— START OF Data supplied —
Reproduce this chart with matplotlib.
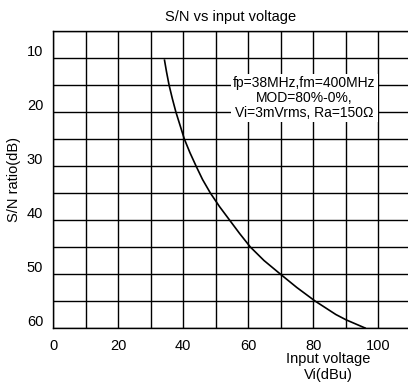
import matplotlib
matplotlib.use("Agg")
import matplotlib.pyplot as plt
from matplotlib.transforms import offset_copy

plt.rcParams['font.family'] = ['Liberation Sans', 'DejaVu Sans']

# curve
vin = [34.3, 34.9, 35.7, 36.7, 37.8, 39.1, 40.4, 42.1, 44.0, 46.0, 48.4,
       51.2, 54.3, 57.4, 60.7, 64.9, 69.9, 75.0, 80.6, 87.0, 90.2, 96.0]
sn = [10.4, 12.5, 15.0, 17.5, 20.0, 22.5, 25.0, 27.5, 30.0, 32.5, 35.0,
      37.5, 40.0, 42.5, 45.0, 47.5, 50.0, 52.5, 55.0, 57.5, 58.5, 60.0]

xticks = [0, 20, 40, 60, 80, 100]
yticks = [10, 20, 30, 40, 50, 60]
xgrid = list(range(0, 110, 10))
ygrid = list(range(5, 65, 5))

note = "fp=38MHz,fm=400MHz\nMOD=80%-0%,\nVi=3mVrms, Ra=150\u03a9"

fig = plt.figure(figsize=(4.08, 3.85), dpi=100)
ax = fig.add_axes([53/408, 1-328/385, 1-53/408, (328-31)/385])

for g in xgrid:
    ax.axvline(g, color='black', lw=1.0, zorder=1)
for g in ygrid:
    ax.axhline(g, color='black', lw=1.0, zorder=1)

ax.plot(vin, sn, color='black', lw=1.2, zorder=3, solid_joinstyle='round')

ax.set_xlim(0, 109.2)
ax.set_ylim(60, 5)
ax.set_xticks(xticks)
ax.set_yticks(yticks)
ax.tick_params(length=0, labelsize=10.5, pad=8)
ax.tick_params(axis='y', pad=7)
for lbl in ax.get_yticklabels():
    lbl.set_transform(offset_copy(lbl.get_transform(), fig=fig, x=0, y=7, units='dots'))

for s in ['left', 'top', 'bottom']:
    ax.spines[s].set_linewidth(1.0)
ax.spines['right'].set_visible(False)

ax.set_title("S/N vs input voltage", fontsize=10.5, pad=7)
ax.set_ylabel("S/N ratio(dB)", fontsize=10.5, labelpad=4)
fig.text(328/408, 1-367/385, "Input voltage\nVi(dBu)", ha='center', va='center',
         fontsize=10.5, linespacing=1.1)

ax.text(77.3, 17.4, note, ha='center', va='center', fontsize=10, linespacing=1.1,
        bbox=dict(facecolor='white', edgecolor='none', pad=1.5), zorder=4)

fig.savefig("out.png", dpi=100)
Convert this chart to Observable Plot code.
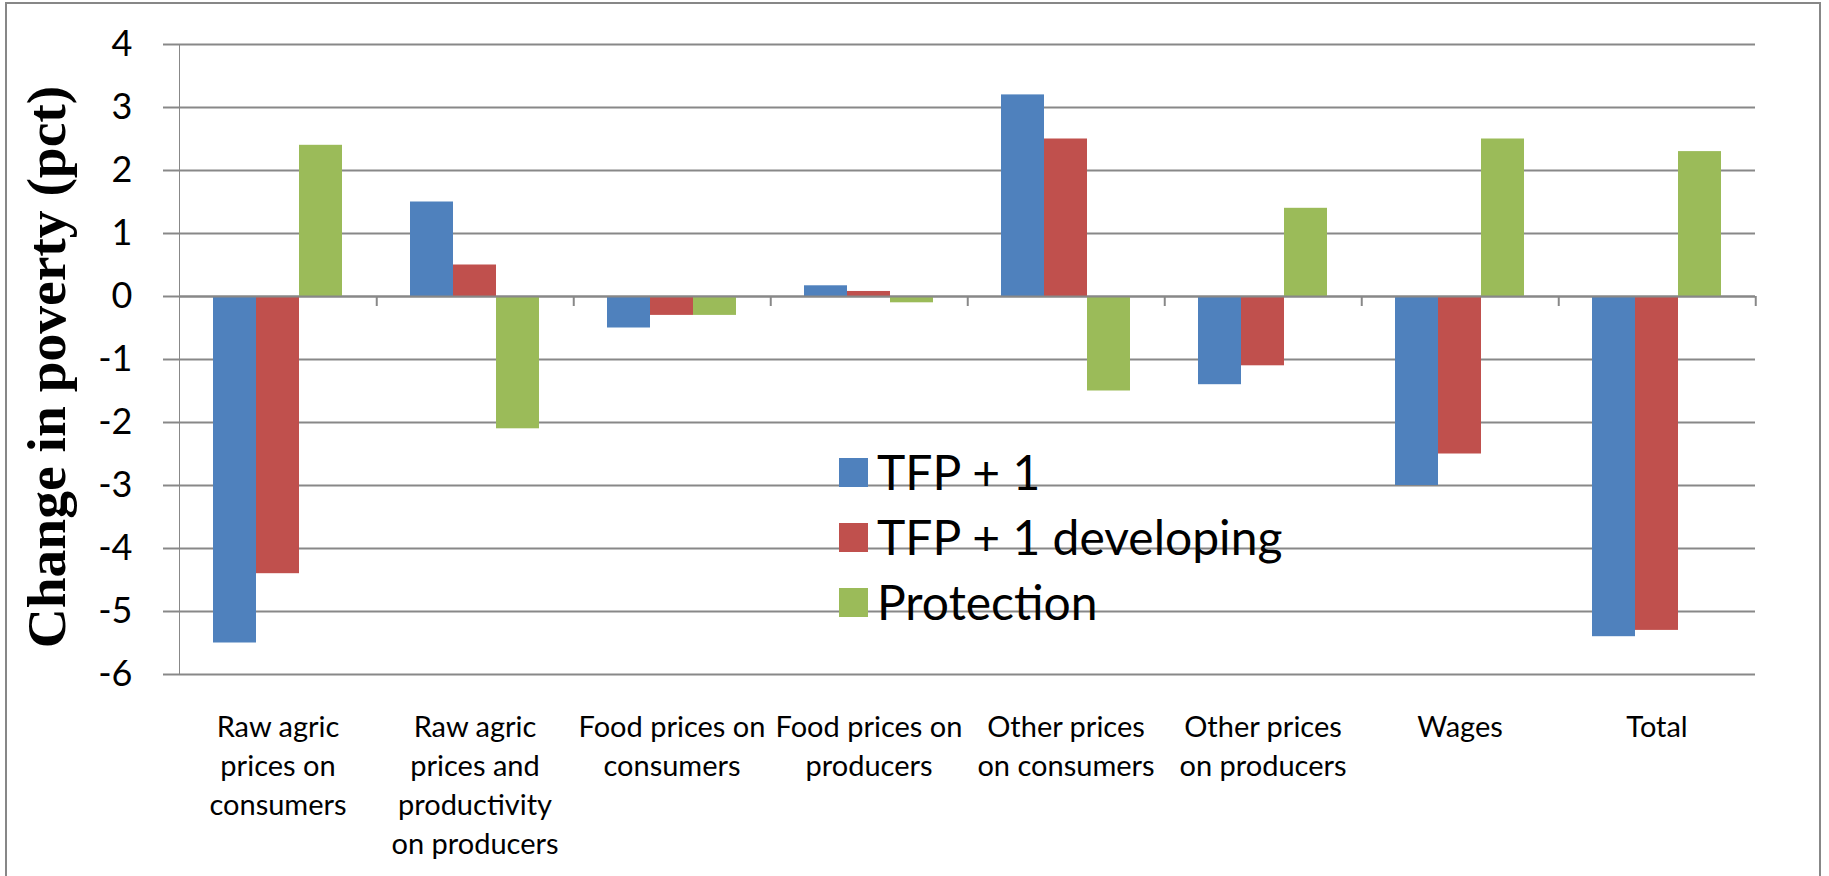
— END OF Data supplied —
__Task to carry out__: Up to and including the line containing "ax.spines['right'].set_visible(False)", repeat every line from the start of the data, but none of the pictures.

__Response to this task__:
Reproduce this chart with matplotlib.
import matplotlib
matplotlib.use("Agg")
import matplotlib.pyplot as plt
from matplotlib.transforms import offset_copy

plt.rcParams['font.family'] = ['Liberation Sans', 'DejaVu Sans']

# curve
vin = [34.3, 34.9, 35.7, 36.7, 37.8, 39.1, 40.4, 42.1, 44.0, 46.0, 48.4,
       51.2, 54.3, 57.4, 60.7, 64.9, 69.9, 75.0, 80.6, 87.0, 90.2, 96.0]
sn = [10.4, 12.5, 15.0, 17.5, 20.0, 22.5, 25.0, 27.5, 30.0, 32.5, 35.0,
      37.5, 40.0, 42.5, 45.0, 47.5, 50.0, 52.5, 55.0, 57.5, 58.5, 60.0]

xticks = [0, 20, 40, 60, 80, 100]
yticks = [10, 20, 30, 40, 50, 60]
xgrid = list(range(0, 110, 10))
ygrid = list(range(5, 65, 5))

note = "fp=38MHz,fm=400MHz\nMOD=80%-0%,\nVi=3mVrms, Ra=150\u03a9"

fig = plt.figure(figsize=(4.08, 3.85), dpi=100)
ax = fig.add_axes([53/408, 1-328/385, 1-53/408, (328-31)/385])

for g in xgrid:
    ax.axvline(g, color='black', lw=1.0, zorder=1)
for g in ygrid:
    ax.axhline(g, color='black', lw=1.0, zorder=1)

ax.plot(vin, sn, color='black', lw=1.2, zorder=3, solid_joinstyle='round')

ax.set_xlim(0, 109.2)
ax.set_ylim(60, 5)
ax.set_xticks(xticks)
ax.set_yticks(yticks)
ax.tick_params(length=0, labelsize=10.5, pad=8)
ax.tick_params(axis='y', pad=7)
for lbl in ax.get_yticklabels():
    lbl.set_transform(offset_copy(lbl.get_transform(), fig=fig, x=0, y=7, units='dots'))

for s in ['left', 'top', 'bottom']:
    ax.spines[s].set_linewidth(1.0)
ax.spines['right'].set_visible(False)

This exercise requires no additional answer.